A right to be forgotten seems tricky from the reading I did. It’s not immediately clear what this means or to what extent it’s even possible. That’s for lawyers and courts to work out was my take. I won't dare comment on the legal interpretation of the regulation. I saw laws that require companies to delete information and laws that require them to retain information, and no doubt there are debates on how to reconcile these.
What interested me however is the logical and possibly statistical issues that these sort of privacy laws bring up. I am not talking about the GDPR specifically.
Suppose you or I had participated in some survey (database) and a report showed that there were 500 drinkers in my region. I realize this affects my insurance and I ask to removed from the database, and now a revised report shows that there are 499 drinkers in the region. What does that tell you about me? I mean in the case of this database. (stay focused ;-)) I'm assuming here big aggregate queries would violate privacy
You might object that removing me from the database doesn’t really cause me to be forgotten if we retain the fact that I was removed from the database. We have to forget that I was forgotten, maybe like George Bailey in "It’s a Wonderful Life." While the fictional George Bailey was able to see what life would have been like if he had never been born, I am denied that option. Truly forgetting anything in a world of ubiquitous databases may not be possible. It may require a cascade of changes that are illegal, impractical, or impossible.
One possible solution I can think of to address the challenges of erasure is though differential privacy. A report constructed via a differentially private system would not have released the exact number of drinkers in my region but rather some randomized version of the exact result. Ideally the amount of noise added to the true result is large enough to protect me, but small enough that the result is useful to the person who wants to know the approximate number of drinkers in my region.

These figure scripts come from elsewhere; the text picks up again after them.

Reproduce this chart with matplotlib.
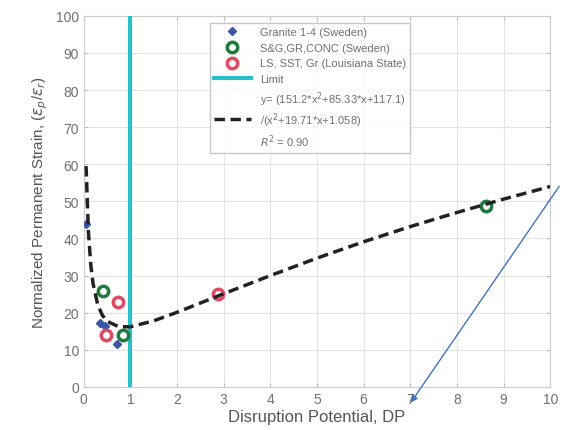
import matplotlib.pyplot as plt

plt.rcParams['font.family'] = ['Liberation Sans', 'DejaVu Sans']

# data
granite_x = [0.05, 0.34, 0.45, 0.71]
granite_y = [44, 17.2, 16.5, 11.6]
sg_x = [0.41, 0.84, 8.63]
sg_y = [25.9, 14.0, 48.8]
ls_x = [0.47, 0.73, 2.88]
ls_y = [14.0, 22.9, 25.0]
limit_x = 1.0

fit_x = [0.05, 0.1, 0.15, 0.2, 0.3, 0.4, 0.5, 0.75, 1, 1.5, 2, 2.5, 3, 4, 5, 6, 7, 8, 9, 10]
fit_y = [59.5, 41.8, 33.0, 27.8, 22.1, 19.3, 17.7, 16.2, 16.2, 17.8, 20.1, 22.6, 25.1,
         30.0, 34.7, 39.1, 43.2, 47.0, 50.6, 54.0]

xticks = list(range(0, 11))
yticks = list(range(0, 101, 10))

fig = plt.figure(figsize=(5.62, 4.31), dpi=100)
ax = fig.add_axes([0.149, 0.100, 0.830, 0.861])

txt = '#555555'
ax.plot(granite_x, granite_y, 'D', color='#3b55a8', ms=4.5, ls='none',
        label='Granite 1-4 (Sweden)', zorder=4)
ax.plot(sg_x, sg_y, 'o', mfc='none', mec='#1f7a3c', mew=2.5, ms=7.5, ls='none',
        label='S&G,GR,CONC (Sweden)', zorder=4)
ax.plot(ls_x, ls_y, 'o', mfc='none', mec='#e04a62', mew=2.5, ms=7.5, ls='none',
        label='LS, SST, Gr (Louisiana State)', zorder=4)
ax.axvline(limit_x, color='#2bbfcc', lw=3, label='Limit', zorder=3)
ax.plot(fit_x, fit_y, color='#222222', lw=2.5, ls=(0, (3, 1.6)),
        label='y= (151.2*x$^2$+85.33*x+117.1)\n/(x$^2$+19.71*x+1.058)\n$R^2$ = 0.90', zorder=5)

ax.set_xlim(0, 10)
ax.set_ylim(0, 100)
ax.set_xticks(xticks)
ax.set_yticks(yticks)
ax.grid(True, color='#e4e4e4', lw=0.8)
ax.set_axisbelow(True)
ax.tick_params(direction='in', top=True, right=True, labelsize=10,
               colors='#bbbbbb', labelcolor='#707070', length=3)
for s in ax.spines.values():
    s.set_color('#cccccc')

ax.set_xlabel('Disruption Potential, DP', fontsize=12, color=txt, labelpad=2)
ax.set_ylabel(r'Normalized Permanent Strain, ($\varepsilon_p$/$\varepsilon_r$)',
              fontsize=11, color=txt, labelpad=4)

leg = ax.legend(loc='upper left', bbox_to_anchor=(0.27, 0.981), borderaxespad=0,
                fontsize=8, handlelength=3.3, frameon=True, fancybox=False,
                edgecolor='#bbbbbb', labelspacing=0.5)
for t in leg.get_texts():
    t.set_color('#707070')

fig.patches.append(plt.matplotlib.patches.FancyArrowPatch(
    (0.998, 0.571), (0.728, 0.058), transform=fig.transFigure,
    arrowstyle='-|>', mutation_scale=10, color='#4472c4', lw=1))

fig.savefig('out.png', dpi=100)
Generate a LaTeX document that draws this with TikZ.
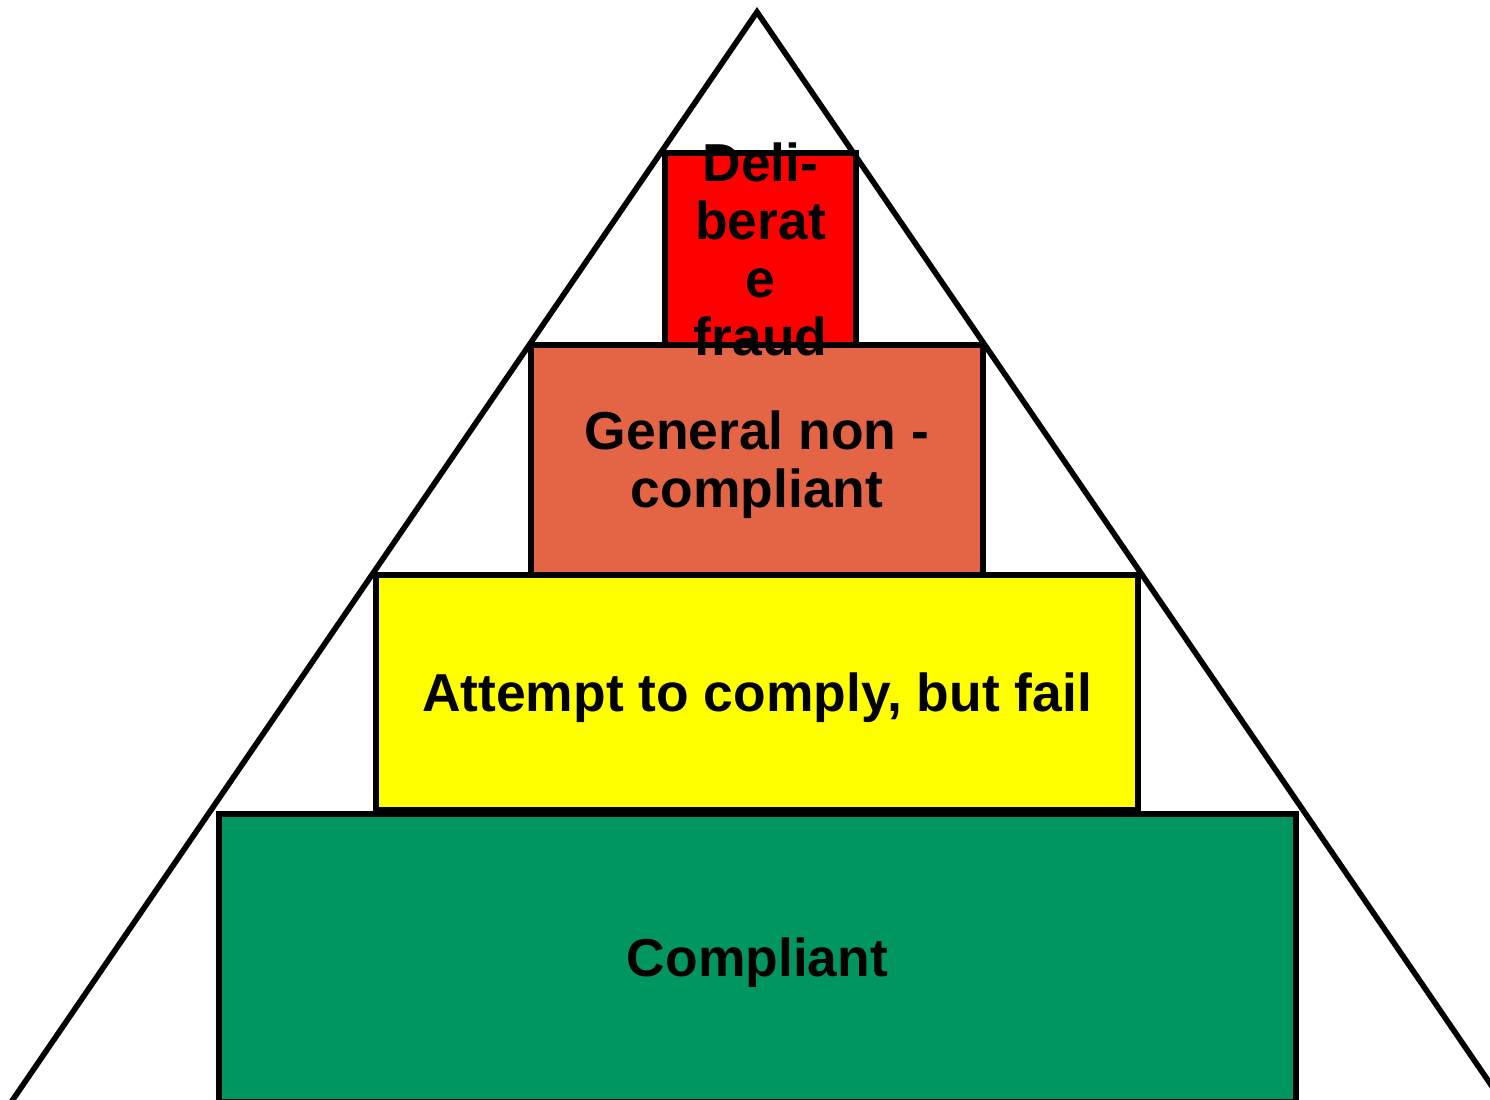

Differential privacy is both powerful and subtle. It gives a theoretically grounded way to quantify the privacy implications of someone’s participation or lack of participation in a database. But it comes with restrictions that may be hard to live with. For example, we cannot let someone ask the same question many times, or if we do, we must give the same answer each time. If the answers were generated afresh each time, one could average the results to remove the effect of the random noise.
This raises the question of what if we rerun this? How does one plan for that a-priori?
I still applaud the EU for attempting to tackle this problem. I am certain cleverer people than I will think of some of the problems I thought of after reading up on this. Meantime I feel bad for my friend who has to deal with this already.